Михаил Федорович был очень опечален происшедшим. Но печаль преодолел и с новой энергией принялся за сватовство.

Ближайшее окружение царя, не отказавшись от мысли уговорить королевича принять православие, одновременно искало другие способы развязать проклятый «узол». Князь С. И. Шаховской предложил вести Вальдемара под венец без перекрещивания, ибо сказано ведь в Послании апостола Павла к коринфянам, что «святитца муж неверен от жены верны». Богословские изыски князя-письменника стоили ему дорого: взявшие верх противники Вальдемара отправили Шаховского на далекое воеводство. Когда же спустя несколько лет по своем возвращении он имел неосторожность заявить, что писал то, «исполняя повеленье блаженные памяти государя царя и великого князя Михаила Федоровича», то едва не поплатился «за клевету» головой. Надо было быть очень неосмотрительным, чтобы в 1647 году бросить тень на благочестие почившего государя. Между тем совершенно ясно, что Семен Шаховской действовал в 1644 году если и не по прямому повелению царя, то с его молчаливого согласия, предугадывая потаенное желание государя. Но предлагал он вещи слишком смелые, или, точнее, слишком сомнительные — «королевичу быть в Московском государстве некрещену», — чтобы можно было прибегнуть к ним[51].

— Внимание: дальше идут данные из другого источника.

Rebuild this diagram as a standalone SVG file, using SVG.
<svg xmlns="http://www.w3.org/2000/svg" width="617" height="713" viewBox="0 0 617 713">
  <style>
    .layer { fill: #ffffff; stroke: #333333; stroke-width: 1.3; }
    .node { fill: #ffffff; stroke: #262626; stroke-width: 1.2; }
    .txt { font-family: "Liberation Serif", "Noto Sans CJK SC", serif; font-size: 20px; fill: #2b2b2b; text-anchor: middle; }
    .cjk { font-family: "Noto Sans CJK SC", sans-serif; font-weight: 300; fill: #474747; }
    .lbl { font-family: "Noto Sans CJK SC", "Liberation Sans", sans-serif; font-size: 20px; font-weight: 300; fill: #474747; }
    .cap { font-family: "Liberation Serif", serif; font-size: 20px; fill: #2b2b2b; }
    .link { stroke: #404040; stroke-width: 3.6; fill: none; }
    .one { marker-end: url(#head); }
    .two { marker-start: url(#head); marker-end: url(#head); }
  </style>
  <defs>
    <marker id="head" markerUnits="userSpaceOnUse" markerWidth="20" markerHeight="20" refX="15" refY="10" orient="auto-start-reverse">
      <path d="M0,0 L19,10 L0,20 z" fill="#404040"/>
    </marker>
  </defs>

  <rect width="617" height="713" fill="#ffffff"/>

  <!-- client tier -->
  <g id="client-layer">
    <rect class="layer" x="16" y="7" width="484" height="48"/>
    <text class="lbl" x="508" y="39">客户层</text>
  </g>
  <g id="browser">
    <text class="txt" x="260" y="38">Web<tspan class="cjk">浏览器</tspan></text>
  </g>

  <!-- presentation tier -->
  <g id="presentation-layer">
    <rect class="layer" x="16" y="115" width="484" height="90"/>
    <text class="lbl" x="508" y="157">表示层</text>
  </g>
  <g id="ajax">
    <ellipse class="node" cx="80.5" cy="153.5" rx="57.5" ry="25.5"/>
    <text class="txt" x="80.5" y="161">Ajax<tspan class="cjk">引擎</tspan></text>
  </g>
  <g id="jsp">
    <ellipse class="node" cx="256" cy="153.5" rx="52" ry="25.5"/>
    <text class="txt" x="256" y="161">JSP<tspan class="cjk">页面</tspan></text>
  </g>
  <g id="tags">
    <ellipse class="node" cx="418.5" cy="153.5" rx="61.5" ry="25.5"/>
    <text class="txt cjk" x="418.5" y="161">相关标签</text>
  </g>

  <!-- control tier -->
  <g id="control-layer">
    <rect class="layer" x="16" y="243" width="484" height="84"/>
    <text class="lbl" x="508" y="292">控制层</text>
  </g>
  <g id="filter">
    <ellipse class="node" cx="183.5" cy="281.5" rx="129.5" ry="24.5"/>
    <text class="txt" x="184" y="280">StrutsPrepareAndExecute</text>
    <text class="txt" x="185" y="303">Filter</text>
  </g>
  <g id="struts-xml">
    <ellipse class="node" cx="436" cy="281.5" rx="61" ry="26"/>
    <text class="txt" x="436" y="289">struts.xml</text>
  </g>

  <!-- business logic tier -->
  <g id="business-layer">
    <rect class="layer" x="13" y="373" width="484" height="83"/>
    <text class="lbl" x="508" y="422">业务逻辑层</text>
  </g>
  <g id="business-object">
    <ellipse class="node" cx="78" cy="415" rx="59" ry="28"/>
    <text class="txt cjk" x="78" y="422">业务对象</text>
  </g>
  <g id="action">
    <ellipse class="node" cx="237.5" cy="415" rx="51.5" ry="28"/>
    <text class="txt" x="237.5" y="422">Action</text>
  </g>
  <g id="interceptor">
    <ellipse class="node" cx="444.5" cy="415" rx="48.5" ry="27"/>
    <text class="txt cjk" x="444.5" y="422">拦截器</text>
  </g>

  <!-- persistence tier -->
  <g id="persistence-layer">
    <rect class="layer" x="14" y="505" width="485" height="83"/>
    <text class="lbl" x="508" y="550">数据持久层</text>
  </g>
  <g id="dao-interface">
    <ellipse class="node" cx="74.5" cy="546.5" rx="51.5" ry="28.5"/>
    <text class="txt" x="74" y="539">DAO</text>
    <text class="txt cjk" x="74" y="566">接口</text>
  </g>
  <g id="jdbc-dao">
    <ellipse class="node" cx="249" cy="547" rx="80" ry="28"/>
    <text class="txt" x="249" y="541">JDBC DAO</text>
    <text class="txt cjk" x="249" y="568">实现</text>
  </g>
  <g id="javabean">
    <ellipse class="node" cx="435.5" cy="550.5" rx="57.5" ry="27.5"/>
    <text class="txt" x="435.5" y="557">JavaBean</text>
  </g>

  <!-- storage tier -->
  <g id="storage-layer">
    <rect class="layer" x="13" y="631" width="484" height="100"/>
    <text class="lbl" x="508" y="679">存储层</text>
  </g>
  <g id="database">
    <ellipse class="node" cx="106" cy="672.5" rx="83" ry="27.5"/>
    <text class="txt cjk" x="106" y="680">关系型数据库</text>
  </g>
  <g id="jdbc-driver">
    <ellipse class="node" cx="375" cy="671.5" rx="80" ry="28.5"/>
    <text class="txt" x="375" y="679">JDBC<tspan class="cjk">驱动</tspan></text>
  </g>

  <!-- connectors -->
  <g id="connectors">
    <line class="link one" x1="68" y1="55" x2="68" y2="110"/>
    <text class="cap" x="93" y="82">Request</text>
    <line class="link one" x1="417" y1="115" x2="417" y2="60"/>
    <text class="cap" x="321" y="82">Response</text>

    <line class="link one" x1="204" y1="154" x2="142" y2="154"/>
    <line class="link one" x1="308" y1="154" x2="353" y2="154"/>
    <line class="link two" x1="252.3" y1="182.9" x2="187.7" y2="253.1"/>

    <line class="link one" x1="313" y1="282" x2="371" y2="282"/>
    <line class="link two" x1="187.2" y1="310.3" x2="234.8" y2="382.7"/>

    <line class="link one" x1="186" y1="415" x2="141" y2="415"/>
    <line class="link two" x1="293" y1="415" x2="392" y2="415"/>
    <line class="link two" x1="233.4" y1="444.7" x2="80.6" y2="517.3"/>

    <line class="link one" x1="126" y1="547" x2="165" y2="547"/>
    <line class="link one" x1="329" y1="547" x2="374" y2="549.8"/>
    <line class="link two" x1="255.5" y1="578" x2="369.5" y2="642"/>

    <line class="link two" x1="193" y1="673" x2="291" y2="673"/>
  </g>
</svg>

После неудачной попытки побега для датчан были введены новые ограничения и строгости. Однако из этого вовсе не следует, что режим пребывания принца приравнен был к острожному. Вальдемар забавлялся охотой. Другим развлечением стало наблюдение за церемониями встречи послов. В начале сентября в Москве объявился турецкий посол, и сам Алексей Михайлович отправился к Вальдемару звать смотреть встречу. 10 сентября принц был приглашен к царскому столу, а на следующий день его вновь навестил Алексей Михайлович, и «время у них прошло в любви и дружеском расположении». Памятуя о любознательности Алексея Михайловича, можно предположить, что общался он с королевичем охотно. Здесь ему было все внове. По сути встречи с Вальдемаром помогли юному Алексею Михайловичу если не осознать (едва ли он об этом задумывался), то увидеть на бытовом уровне разность двух миров — своего, русского, и «немецкого», европейского. Проявлялась она не только во внешнем различии — то уже было для царевича делом привычным, а во множестве иных мелочей, в обхождении, в манере вести себя.

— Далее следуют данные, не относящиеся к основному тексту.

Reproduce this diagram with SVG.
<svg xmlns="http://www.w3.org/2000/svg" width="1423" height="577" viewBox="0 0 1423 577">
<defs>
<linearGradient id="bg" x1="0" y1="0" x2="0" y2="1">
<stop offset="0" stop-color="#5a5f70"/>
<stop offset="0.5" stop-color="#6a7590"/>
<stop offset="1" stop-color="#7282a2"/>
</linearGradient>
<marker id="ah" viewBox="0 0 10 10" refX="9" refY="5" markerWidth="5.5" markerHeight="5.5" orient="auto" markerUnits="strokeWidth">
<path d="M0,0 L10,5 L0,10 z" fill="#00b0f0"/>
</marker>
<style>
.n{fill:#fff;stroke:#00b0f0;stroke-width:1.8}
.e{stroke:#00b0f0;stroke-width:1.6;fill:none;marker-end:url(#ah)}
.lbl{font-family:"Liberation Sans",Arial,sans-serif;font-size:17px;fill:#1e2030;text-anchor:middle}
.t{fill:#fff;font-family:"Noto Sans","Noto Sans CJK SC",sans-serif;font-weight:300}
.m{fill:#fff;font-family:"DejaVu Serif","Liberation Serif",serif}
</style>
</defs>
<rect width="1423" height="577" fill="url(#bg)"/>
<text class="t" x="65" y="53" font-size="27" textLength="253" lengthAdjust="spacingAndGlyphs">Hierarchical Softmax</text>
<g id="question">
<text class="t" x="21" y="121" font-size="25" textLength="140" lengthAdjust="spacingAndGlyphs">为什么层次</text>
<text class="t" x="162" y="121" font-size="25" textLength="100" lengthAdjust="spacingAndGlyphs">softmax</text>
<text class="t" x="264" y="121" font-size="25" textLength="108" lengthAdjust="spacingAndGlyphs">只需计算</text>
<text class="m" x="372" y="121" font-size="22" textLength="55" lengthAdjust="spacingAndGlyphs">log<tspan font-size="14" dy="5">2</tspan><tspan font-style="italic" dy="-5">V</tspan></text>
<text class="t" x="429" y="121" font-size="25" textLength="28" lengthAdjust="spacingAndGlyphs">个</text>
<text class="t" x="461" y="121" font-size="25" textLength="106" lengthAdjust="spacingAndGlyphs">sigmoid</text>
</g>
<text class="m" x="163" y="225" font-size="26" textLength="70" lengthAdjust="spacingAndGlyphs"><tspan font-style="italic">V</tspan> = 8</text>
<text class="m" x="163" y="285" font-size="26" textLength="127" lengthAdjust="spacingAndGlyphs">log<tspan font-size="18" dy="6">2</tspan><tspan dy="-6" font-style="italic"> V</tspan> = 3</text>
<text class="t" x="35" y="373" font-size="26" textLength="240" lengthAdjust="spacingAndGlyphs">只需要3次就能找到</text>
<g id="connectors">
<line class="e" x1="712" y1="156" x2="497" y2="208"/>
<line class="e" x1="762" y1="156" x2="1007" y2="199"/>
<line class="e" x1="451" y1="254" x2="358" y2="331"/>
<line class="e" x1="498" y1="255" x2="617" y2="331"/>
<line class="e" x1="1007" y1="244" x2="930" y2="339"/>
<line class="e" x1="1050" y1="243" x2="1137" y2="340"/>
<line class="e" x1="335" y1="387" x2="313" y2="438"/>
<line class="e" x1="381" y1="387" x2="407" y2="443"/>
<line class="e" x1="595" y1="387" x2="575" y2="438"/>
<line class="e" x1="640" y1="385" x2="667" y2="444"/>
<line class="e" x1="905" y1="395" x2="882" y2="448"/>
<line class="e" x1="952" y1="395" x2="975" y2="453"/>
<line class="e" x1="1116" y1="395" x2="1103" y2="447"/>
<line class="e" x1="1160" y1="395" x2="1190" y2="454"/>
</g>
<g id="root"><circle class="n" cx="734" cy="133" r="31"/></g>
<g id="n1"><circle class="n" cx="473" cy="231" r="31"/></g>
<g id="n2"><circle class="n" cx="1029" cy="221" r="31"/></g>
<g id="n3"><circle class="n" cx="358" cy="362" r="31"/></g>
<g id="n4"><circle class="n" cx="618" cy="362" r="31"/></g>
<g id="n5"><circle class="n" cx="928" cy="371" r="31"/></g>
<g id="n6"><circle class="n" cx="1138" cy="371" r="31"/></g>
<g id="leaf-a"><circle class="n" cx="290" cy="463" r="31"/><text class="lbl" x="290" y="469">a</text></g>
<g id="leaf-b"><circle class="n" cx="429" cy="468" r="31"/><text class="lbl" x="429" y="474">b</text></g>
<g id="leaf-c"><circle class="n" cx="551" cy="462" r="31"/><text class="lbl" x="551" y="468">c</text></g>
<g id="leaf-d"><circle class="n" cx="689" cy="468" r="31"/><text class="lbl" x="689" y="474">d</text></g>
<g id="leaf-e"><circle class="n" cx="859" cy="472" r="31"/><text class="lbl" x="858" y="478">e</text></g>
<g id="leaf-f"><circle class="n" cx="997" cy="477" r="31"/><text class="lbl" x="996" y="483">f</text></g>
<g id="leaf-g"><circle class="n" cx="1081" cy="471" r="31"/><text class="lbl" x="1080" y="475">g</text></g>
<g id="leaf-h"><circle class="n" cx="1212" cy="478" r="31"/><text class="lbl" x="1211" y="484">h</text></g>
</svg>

Неизвестно, уговаривал ли Алексей Михайлович принца перейти в православие. С годами Тишайший приобрел прямо-таки болезненную страсть к поучениям и наставлениям, так что он вполне мог на свой страх и риск «дебютировать» на этом поприще во время общения с Вальдемаром. При таком повороте неудача ему, конечно, не в укор — поражение потерпели уговорщики и посолиднее, чем пятнадцатилетний поборник православия. Не должны были пройти мимо юноши и споры о вере, сильно будоражившие все московское общество. Тогда много говорили об учености греческого и киевского духовенства, привлеченного для одоления сторонников «богопротивного Лютера». Так Алексей Михайлович усваивал мысль если не о первенстве греческих и киевских учителей-дидаскалов, то по крайней мере об их непременном участии при устроении русского религиозного просвещения.